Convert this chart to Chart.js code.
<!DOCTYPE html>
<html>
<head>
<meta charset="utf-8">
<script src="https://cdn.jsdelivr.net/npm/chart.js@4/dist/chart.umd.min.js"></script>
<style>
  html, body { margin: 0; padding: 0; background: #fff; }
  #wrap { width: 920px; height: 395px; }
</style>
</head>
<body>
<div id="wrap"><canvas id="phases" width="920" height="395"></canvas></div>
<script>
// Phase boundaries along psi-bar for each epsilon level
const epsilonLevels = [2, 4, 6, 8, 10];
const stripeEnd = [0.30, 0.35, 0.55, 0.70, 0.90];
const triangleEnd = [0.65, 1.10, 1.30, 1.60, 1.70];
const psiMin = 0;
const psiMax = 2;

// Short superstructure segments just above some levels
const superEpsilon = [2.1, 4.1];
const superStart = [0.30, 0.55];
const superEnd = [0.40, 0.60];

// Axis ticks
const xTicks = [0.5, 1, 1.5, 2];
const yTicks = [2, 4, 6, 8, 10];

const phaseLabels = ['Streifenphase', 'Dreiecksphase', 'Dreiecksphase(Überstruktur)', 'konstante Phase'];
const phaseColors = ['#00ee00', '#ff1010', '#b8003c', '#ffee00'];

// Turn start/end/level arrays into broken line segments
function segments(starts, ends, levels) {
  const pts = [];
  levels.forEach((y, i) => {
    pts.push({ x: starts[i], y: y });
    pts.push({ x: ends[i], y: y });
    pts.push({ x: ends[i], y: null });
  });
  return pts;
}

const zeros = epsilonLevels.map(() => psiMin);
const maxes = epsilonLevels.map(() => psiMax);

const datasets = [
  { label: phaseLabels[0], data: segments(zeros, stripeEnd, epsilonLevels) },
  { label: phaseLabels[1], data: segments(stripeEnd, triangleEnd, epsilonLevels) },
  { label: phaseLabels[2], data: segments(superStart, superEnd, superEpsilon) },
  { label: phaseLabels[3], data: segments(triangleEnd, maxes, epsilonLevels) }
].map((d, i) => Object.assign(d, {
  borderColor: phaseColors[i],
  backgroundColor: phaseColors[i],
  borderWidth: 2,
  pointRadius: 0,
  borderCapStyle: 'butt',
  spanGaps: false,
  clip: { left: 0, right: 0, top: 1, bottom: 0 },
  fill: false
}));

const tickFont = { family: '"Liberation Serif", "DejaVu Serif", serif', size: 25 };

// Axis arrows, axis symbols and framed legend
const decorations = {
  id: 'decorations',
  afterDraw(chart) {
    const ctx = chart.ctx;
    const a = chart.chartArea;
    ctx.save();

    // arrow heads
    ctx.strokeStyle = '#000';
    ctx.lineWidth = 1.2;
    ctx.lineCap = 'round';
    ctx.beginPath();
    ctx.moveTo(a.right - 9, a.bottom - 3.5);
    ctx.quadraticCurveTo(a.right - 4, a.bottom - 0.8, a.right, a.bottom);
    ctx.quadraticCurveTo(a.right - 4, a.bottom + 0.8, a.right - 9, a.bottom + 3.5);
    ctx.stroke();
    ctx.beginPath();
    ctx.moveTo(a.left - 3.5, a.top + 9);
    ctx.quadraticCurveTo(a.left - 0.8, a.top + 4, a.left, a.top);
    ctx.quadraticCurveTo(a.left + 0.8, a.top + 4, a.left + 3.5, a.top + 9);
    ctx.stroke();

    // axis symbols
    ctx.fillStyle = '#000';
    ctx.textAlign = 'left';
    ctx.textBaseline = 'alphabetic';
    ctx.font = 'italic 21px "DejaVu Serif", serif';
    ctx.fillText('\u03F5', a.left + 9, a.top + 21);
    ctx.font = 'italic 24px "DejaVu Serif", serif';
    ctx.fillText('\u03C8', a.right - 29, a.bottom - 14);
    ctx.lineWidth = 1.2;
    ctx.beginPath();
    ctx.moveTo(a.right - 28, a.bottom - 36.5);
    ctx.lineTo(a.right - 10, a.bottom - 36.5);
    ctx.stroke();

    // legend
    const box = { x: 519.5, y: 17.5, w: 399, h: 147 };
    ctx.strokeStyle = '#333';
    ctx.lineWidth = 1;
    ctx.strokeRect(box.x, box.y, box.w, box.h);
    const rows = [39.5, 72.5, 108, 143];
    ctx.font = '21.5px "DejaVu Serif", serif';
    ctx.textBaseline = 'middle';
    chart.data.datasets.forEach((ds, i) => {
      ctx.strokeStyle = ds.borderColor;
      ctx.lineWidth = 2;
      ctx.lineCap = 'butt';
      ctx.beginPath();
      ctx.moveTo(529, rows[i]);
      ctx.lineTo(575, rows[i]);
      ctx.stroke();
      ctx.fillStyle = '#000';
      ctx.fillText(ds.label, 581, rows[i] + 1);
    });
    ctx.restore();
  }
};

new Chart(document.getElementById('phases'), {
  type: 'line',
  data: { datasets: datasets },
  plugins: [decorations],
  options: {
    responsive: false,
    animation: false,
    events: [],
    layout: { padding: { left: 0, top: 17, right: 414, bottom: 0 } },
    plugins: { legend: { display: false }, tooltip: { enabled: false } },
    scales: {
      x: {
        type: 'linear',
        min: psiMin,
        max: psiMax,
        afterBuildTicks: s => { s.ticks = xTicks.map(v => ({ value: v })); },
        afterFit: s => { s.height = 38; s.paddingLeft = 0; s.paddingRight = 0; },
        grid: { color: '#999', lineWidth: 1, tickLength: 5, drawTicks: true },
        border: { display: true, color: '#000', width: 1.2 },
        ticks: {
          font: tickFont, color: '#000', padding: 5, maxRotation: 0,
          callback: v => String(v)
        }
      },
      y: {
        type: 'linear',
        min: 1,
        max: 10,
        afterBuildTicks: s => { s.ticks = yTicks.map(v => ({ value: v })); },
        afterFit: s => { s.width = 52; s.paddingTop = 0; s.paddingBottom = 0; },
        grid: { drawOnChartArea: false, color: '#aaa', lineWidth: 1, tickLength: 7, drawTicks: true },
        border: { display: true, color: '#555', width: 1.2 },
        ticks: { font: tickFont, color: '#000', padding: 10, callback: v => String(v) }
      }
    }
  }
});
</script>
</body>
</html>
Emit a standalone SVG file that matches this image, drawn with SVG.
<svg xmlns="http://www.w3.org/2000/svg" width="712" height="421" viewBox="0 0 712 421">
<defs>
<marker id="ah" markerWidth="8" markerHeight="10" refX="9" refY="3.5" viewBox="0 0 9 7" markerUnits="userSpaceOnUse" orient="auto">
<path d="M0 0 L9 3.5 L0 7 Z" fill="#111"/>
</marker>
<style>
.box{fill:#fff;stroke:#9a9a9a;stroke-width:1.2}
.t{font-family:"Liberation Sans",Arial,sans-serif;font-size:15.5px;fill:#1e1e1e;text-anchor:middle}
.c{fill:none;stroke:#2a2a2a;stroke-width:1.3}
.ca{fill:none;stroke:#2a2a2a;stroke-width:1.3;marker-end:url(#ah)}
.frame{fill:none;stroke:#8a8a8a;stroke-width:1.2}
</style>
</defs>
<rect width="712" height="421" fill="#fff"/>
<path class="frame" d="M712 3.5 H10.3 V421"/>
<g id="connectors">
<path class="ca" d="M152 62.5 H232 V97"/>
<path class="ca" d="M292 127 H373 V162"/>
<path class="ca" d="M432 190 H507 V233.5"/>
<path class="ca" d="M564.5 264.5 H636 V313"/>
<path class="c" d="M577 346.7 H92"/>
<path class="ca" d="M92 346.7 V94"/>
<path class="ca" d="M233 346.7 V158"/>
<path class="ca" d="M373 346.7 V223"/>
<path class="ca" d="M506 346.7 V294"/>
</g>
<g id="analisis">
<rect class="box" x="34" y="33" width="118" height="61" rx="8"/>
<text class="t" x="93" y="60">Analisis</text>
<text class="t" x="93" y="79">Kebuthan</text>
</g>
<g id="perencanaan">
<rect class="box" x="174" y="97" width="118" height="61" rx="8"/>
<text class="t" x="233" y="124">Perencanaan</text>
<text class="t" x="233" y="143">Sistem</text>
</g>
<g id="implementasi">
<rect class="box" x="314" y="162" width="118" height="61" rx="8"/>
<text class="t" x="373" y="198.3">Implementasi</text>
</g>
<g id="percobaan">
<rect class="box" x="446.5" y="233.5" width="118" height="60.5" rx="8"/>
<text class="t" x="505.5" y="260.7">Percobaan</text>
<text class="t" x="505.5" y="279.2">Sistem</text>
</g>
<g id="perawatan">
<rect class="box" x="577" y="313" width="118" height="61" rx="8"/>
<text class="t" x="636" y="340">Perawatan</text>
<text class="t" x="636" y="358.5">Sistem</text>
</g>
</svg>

DIRECTIONS:
Output exactly the leading lines of the data, up to and including the line marked by "const superEnd = [0.40, 0.60];".

RESPONSE TO THIS TASK:
Convert this chart to Chart.js code.
<!DOCTYPE html>
<html>
<head>
<meta charset="utf-8">
<script src="https://cdn.jsdelivr.net/npm/chart.js@4/dist/chart.umd.min.js"></script>
<style>
  html, body { margin: 0; padding: 0; background: #fff; }
  #wrap { width: 920px; height: 395px; }
</style>
</head>
<body>
<div id="wrap"><canvas id="phases" width="920" height="395"></canvas></div>
<script>
// Phase boundaries along psi-bar for each epsilon level
const epsilonLevels = [2, 4, 6, 8, 10];
const stripeEnd = [0.30, 0.35, 0.55, 0.70, 0.90];
const triangleEnd = [0.65, 1.10, 1.30, 1.60, 1.70];
const psiMin = 0;
const psiMax = 2;

// Short superstructure segments just above some levels
const superEpsilon = [2.1, 4.1];
const superStart = [0.30, 0.55];
const superEnd = [0.40, 0.60];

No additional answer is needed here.